Denmark reportedly withdraws Chat Control proposal following controversy
Status of the Chat Control proposal
- Commenters stress this is a tactical withdrawal, not a defeat: Denmark is reportedly shifting from mandatory scanning to codifying “voluntary” scanning by platforms and aiming for an EU compromise without explicit chat control.
- Many expect the idea to return soon, citing a persistent “Yes / Maybe later” pattern in governance where unpopular measures are reintroduced with small tweaks until they pass.
Citizen pressure, email campaigns, and petitions
- The coordinated mass-email campaign to MEPs is widely credited with influencing this outcome; people highlight the low friction (“one click to contact all relevant politicians”) as decisive.
- Others doubt email’s general effectiveness, arguing it’s easy to ignore or auto-delete and usually lacks leverage; proponents respond that volume and timing mattered here.

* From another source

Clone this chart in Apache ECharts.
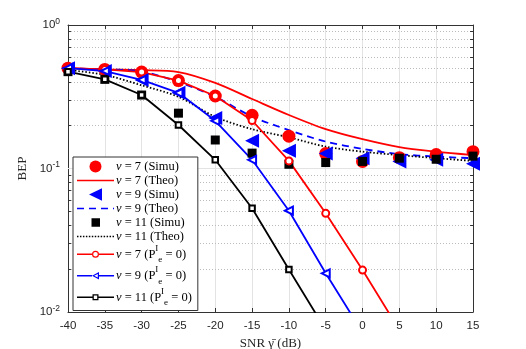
<!DOCTYPE html>
<html>
<head>
<meta charset="utf-8">
<script src="https://cdn.jsdelivr.net/npm/echarts@6/dist/echarts.min.js"></script>
<style>
  html, body { margin: 0; padding: 0; background: #fff; }
  #chart { width: 526px; height: 349px; }
</style>
</head>
<body>
<div id="chart"></div>
<script>
// SNR points (dB)
var snr = [-40, -35, -30, -25, -20, -15, -10, -5, 0, 5, 10, 15];

// simulated / theoretical BEP
var simu7 = [0.50, 0.49, 0.47, 0.41, 0.32, 0.235, 0.168, 0.127, 0.112, 0.119, 0.125, 0.131];
var theo7 = [0.50, 0.49, 0.485, 0.47, 0.395, 0.305, 0.236, 0.188, 0.16, 0.141, 0.131, 0.124];
var simu9 = [0.50, 0.478, 0.414, 0.337, 0.225, 0.156, 0.133, 0.127, 0.118, 0.112, 0.115, 0.108];
var theo9 = [0.50, 0.49, 0.475, 0.40, 0.316, 0.23, 0.185, 0.154, 0.137, 0.126, 0.121, 0.118];
var simu11 = [0.473, 0.418, 0.325, 0.243, 0.158, 0.128, 0.107, 0.110, 0.112, 0.118, 0.116, 0.122];
var theo11 = [0.486, 0.449, 0.38, 0.316, 0.229, 0.188, 0.165, 0.142, 0.131, 0.124, 0.118, 0.113];

// P_e^I = 0 curves
var ideal7 = [0.50, 0.49, 0.47, 0.41, 0.32, 0.216, 0.113, 0.0487, 0.0196, 0.0075];
var ideal9 = [0.50, 0.478, 0.414, 0.337, 0.215, 0.115, 0.0508, 0.0186, 0.0072];
var ideal11 = [0.473, 0.418, 0.325, 0.201, 0.115, 0.0528, 0.0198, 0.0075];

// minor log grid values
var minorVals = [0.02, 0.03, 0.04, 0.05, 0.06, 0.07, 0.08, 0.09, 0.2, 0.3, 0.4, 0.5, 0.6, 0.7, 0.8, 0.9];

var names = ['n7s', 'n7t', 'n9s', 'n9t', 'n11s', 'n11t', 'n7p', 'n9p', 'n11p'];
var legendText = {
  n7s: '{i|ν} = 7 (Simu)',
  n7t: '{i|ν} = 7 (Theo)',
  n9s: '{i|ν} = 9 (Simu)',
  n9t: '{i|ν} = 9 (Theo)',
  n11s: '{i|ν} = 11 (Simu)',
  n11t: '{i|ν} = 11 (Theo)',
  n7p: '{i|ν} = 7 (P{sup|I}{sub|e} = 0)',
  n9p: '{i|ν} = 9 (P{sup|I}{sub|e} = 0)',
  n11p: '{i|ν} = 11 (P{sup|I}{sub|e} = 0)'
};

function pairs(arr) {
  return arr.map(function (v, i) { return [snr[i], v]; });
}

// legend icons drawn in a 37 x 12.5 box (bounds pinned by the first two moves)
var BOX = 'M0,0 M37,12.5 ';
function segs(list) {
  return list.map(function (s) {
    return 'M' + s[0] + ',5.4 H' + s[1] + ' V7.1 H' + s[0] + ' Z';
  }).join(' ');
}
var dashes = [], dots = [];
for (var d = 0; d < 37; d += 12) dashes.push([d, Math.min(d + 7, 37)]);
for (var t = 0; t < 37; t += 3) dots.push([t, t + 1.5]);
var icons = {
  n7s: 'path://' + BOX + 'M12.5,6.25 A6,6 0 1,0 24.5,6.25 A6,6 0 1,0 12.5,6.25 Z',
  n7t: 'path://' + BOX + segs([[0, 37]]),
  n9s: 'path://' + BOX + 'M12,6.25 L25,0 L25,12.5 Z',
  n9t: 'path://' + BOX + segs(dashes),
  n11s: 'path://' + BOX + 'M14.5,2 H23 V10.5 H14.5 Z',
  n11t: 'path://' + BOX + segs(dots),
  n7p: 'path://' + BOX + segs([[0, 15], [22, 37]]) +
    ' M15,6.25 A3.5,3.5 0 1,0 22,6.25 A3.5,3.5 0 1,0 15,6.25 Z' +
    ' M16.2,6.25 A2.3,2.3 0 1,1 20.8,6.25 A2.3,2.3 0 1,1 16.2,6.25 Z',
  n9p: 'path://' + BOX + segs([[0, 15], [22, 37]]) +
    ' M15,6.25 L22,2.6 L22,9.9 Z M17.2,6.25 L20.8,8.1 L20.8,4.4 Z',
  n11p: 'path://' + BOX + segs([[0, 15.5], [21.5, 37]]) +
    ' M15.5,3.25 H21.5 V9.25 H15.5 Z M16.8,4.55 V7.95 H20.2 V4.55 Z'
};
var colors = { n7s: '#ff0000', n7t: '#ff0000', n9s: '#0000ff', n9t: '#0000ff', n11s: '#000', n11t: '#000', n7p: '#ff0000', n9p: '#0000ff', n11p: '#000' };

var serif = 'Liberation Serif';
var sans = 'Liberation Sans';

var chart = echarts.init(document.getElementById('chart'));

var gridLines = minorVals.map(function (v) { return { yAxis: v }; });
gridLines.push({ yAxis: 0.1, lineStyle: { type: 'solid', color: '#e3e3e3' } });
var minorTicks = [];
minorVals.forEach(function (v) {
  minorTicks.push([{ coord: [-40, v] }, { coord: [-39.6, v] }]);
  minorTicks.push([{ coord: [14.6, v] }, { coord: [15, v] }]);
});

chart.setOption({
  animation: false,
  grid: { left: 68, right: 53, top: 25, bottom: 37, show: false, containLabel: false, outerBoundsMode: 'none' },
  legend: {
    data: names.map(function (n) {
      return { name: n, icon: icons[n], itemStyle: { color: colors[n], borderWidth: 0 } };
    }),
    z: 20,
    orient: 'vertical',
    left: 73,
    top: 157,
    width: 124,
    padding: [3, 6, 3, 4],
    itemGap: 1,
    itemWidth: 37,
    itemHeight: 12.5,
    backgroundColor: '#fff',
    borderColor: '#333',
    borderWidth: 1,
    borderRadius: 0,
    selectedMode: false,
    formatter: function (name) { return legendText[name]; },
    textStyle: {
      fontFamily: serif,
      fontSize: 12.5,
      color: '#000',
      padding: [0, 0, 0, -3],
      rich: {
        i: { fontFamily: serif, fontSize: 12.5, fontStyle: 'italic', color: '#000' },
        sup: { fontFamily: serif, fontSize: 9, color: '#000', padding: [0, 0, 11.5, 0] },
        sub: { fontFamily: serif, fontSize: 9, color: '#000', padding: [11.5, 0, 0, 0] }
      }
    }
  },
  xAxis: [{
    type: 'value',
    min: -40,
    max: 15,
    interval: 5,
    name: 'SNR γ\u0304 (dB)',
    nameLocation: 'middle',
    nameGap: 22,
    nameTextStyle: { fontFamily: serif, fontSize: 13, color: '#262626' },
    axisLine: { show: true, onZero: false, lineStyle: { color: '#333' } },
    axisTick: { show: true, inside: true, length: 4, lineStyle: { color: '#333' } },
    axisLabel: { fontFamily: sans, fontSize: 11.5, color: '#262626', margin: 8 },
    splitLine: { show: true, lineStyle: { color: '#e3e3e3', width: 1 } }
  }, {
    type: 'value',
    position: 'top',
    min: -40,
    max: 15,
    interval: 5,
    axisLine: { show: true, onZero: false, lineStyle: { color: '#333' } },
    axisTick: { show: true, inside: true, length: 4, lineStyle: { color: '#333' } },
    axisLabel: { show: false },
    splitLine: { show: false }
  }],
  yAxis: [{
    type: 'log',
    logBase: 10,
    min: 0.01,
    max: 1,
    name: 'BEP',
    nameLocation: 'middle',
    nameGap: 35,
    nameTextStyle: { fontFamily: serif, fontSize: 13, color: '#262626' },
    axisLine: { show: true, onZero: false, lineStyle: { color: '#333' } },
    axisTick: { show: true, inside: true, length: 4, lineStyle: { color: '#333' } },
    axisLabel: {
      margin: 8,
      formatter: function (v) {
        return '{b|10}{s|' + Math.round(Math.log10(v)) + '}';
      },
      rich: {
        b: { fontFamily: sans, fontSize: 11.5, color: '#262626' },
        s: { fontFamily: sans, fontSize: 8.5, color: '#262626', padding: [0, 0, 7, 0] }
      }
    },
    splitLine: { show: false },
    minorTick: { show: false },
    minorSplitLine: { show: false }
  }, {
    type: 'log',
    logBase: 10,
    min: 0.01,
    max: 1,
    position: 'right',
    axisLine: { show: true, onZero: false, lineStyle: { color: '#333' } },
    axisTick: { show: true, inside: true, length: 4, lineStyle: { color: '#333' } },
    axisLabel: { show: false },
    splitLine: { show: false }
  }],
  series: [{
    type: 'line',
    name: 'gridhelper',
    data: [],
    silent: true,
    z: 1,
    markLine: {
      silent: true,
      symbol: 'none',
      animation: false,
      z: 1,
      label: { show: false },
      lineStyle: { type: [1, 2], color: '#bbb', width: 1 },
      data: gridLines
    }
  }, {
    type: 'line',
    name: 'tickhelper',
    data: [],
    silent: true,
    z: 1,
    markLine: {
      silent: true,
      symbol: 'none',
      animation: false,
      z: 1,
      label: { show: false },
      lineStyle: { type: 'solid', color: '#333', width: 1 },
      data: minorTicks
    }
  }, {
    type: 'scatter', name: 'n7s', data: pairs(simu7),
    symbol: 'circle', symbolSize: 13,
    itemStyle: { color: '#ff0000', opacity: 1 }, z: 3
  }, {
    type: 'line', name: 'n7t', data: pairs(theo7),
    smooth: 0.3, showSymbol: false, symbol: 'none',
    lineStyle: { color: '#ff0000', width: 1.8 }, itemStyle: { color: '#ff0000' }, z: 3
  }, {
    type: 'scatter', name: 'n9s', data: pairs(simu9),
    symbol: 'triangle', symbolRotate: 90, symbolSize: 14,
    itemStyle: { color: '#0000ff', opacity: 1 }, z: 3
  }, {
    type: 'line', name: 'n9t', data: pairs(theo9),
    smooth: 0.3, showSymbol: false, symbol: 'none',
    lineStyle: { color: '#0000ff', width: 1.8, type: [7, 5] }, itemStyle: { color: '#0000ff' }, z: 3
  }, {
    type: 'scatter', name: 'n11s', data: pairs(simu11),
    symbol: 'rect', symbolSize: 9,
    itemStyle: { color: '#000', opacity: 1 }, z: 3
  }, {
    type: 'line', name: 'n11t', data: pairs(theo11),
    smooth: 0.3, showSymbol: false, symbol: 'none',
    lineStyle: { color: '#000', width: 1.8, type: [1.5, 2] }, itemStyle: { color: '#000' }, z: 3
  }, {
    type: 'line', name: 'n7p', data: pairs(ideal7),
    symbol: 'emptyCircle', symbolSize: 7, showSymbol: true, clip: true,
    lineStyle: { color: '#ff0000', width: 1.8 }, itemStyle: { color: '#ff0000', borderWidth: 1.3 }, z: 3
  }, {
    type: 'line', name: 'n9p', data: pairs(ideal9),
    symbol: 'emptyTriangle', symbolRotate: 90, symbolSize: 8, showSymbol: true, clip: true,
    lineStyle: { color: '#0000ff', width: 1.8 }, itemStyle: { color: '#0000ff', borderWidth: 1.3 }, z: 3
  }, {
    type: 'line', name: 'n11p', data: pairs(ideal11),
    symbol: 'emptyRect', symbolSize: 5.5, showSymbol: true, clip: true,
    lineStyle: { color: '#000', width: 1.8 }, itemStyle: { color: '#000', borderWidth: 1.3 }, z: 3
  }]
});
</script>
</body>
</html>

- Denmark’s formal citizen proposal (“Borgerforslag”) against EU mass surveillance is mentioned, but said to have had no practical impact so far; such proposals are generally viewed as weak tools.

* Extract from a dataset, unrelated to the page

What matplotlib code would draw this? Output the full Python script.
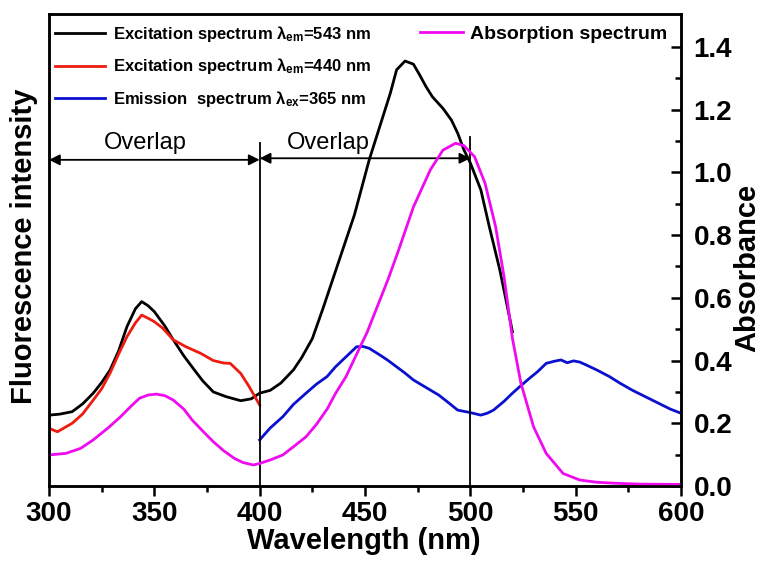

Surveillance, power, and effectiveness
- Strong consensus that scanning all private communications is disproportionate and either technically infeasible at scale or easily bypassed by serious criminals.
- Several argue mass surveillance primarily enables political control and suppression of dissent, not child protection or crime reduction; CSAM and gangs are seen as pretexts.
- China and Russia are repeatedly cited as examples where digital panopticons “work” in the sense of stabilizing regimes, not solving abuse or crime.
Trust in government and motives
- Some Nordic commenters say high trust in relatively non-corrupt states makes such proposals politically viable, and attribute this case to tech ignorance rather than a desire to build a spy state.
- Others are deeply skeptical, noting Denmark’s intelligence cooperation with the US, prior data-retention attempts, and explicit political rhetoric against end‑to‑end encryption as evidence of intent to expand state power.
Child protection vs. penalties and hypocrisy
- A high-profile Danish child-pornography conviction with a short sentence is used to question whether authorities are serious about protecting children versus expanding surveillance.
- Anger is amplified by reports that politicians sought exemptions for themselves from Chat Control, reinforcing perceptions of a two-tier system.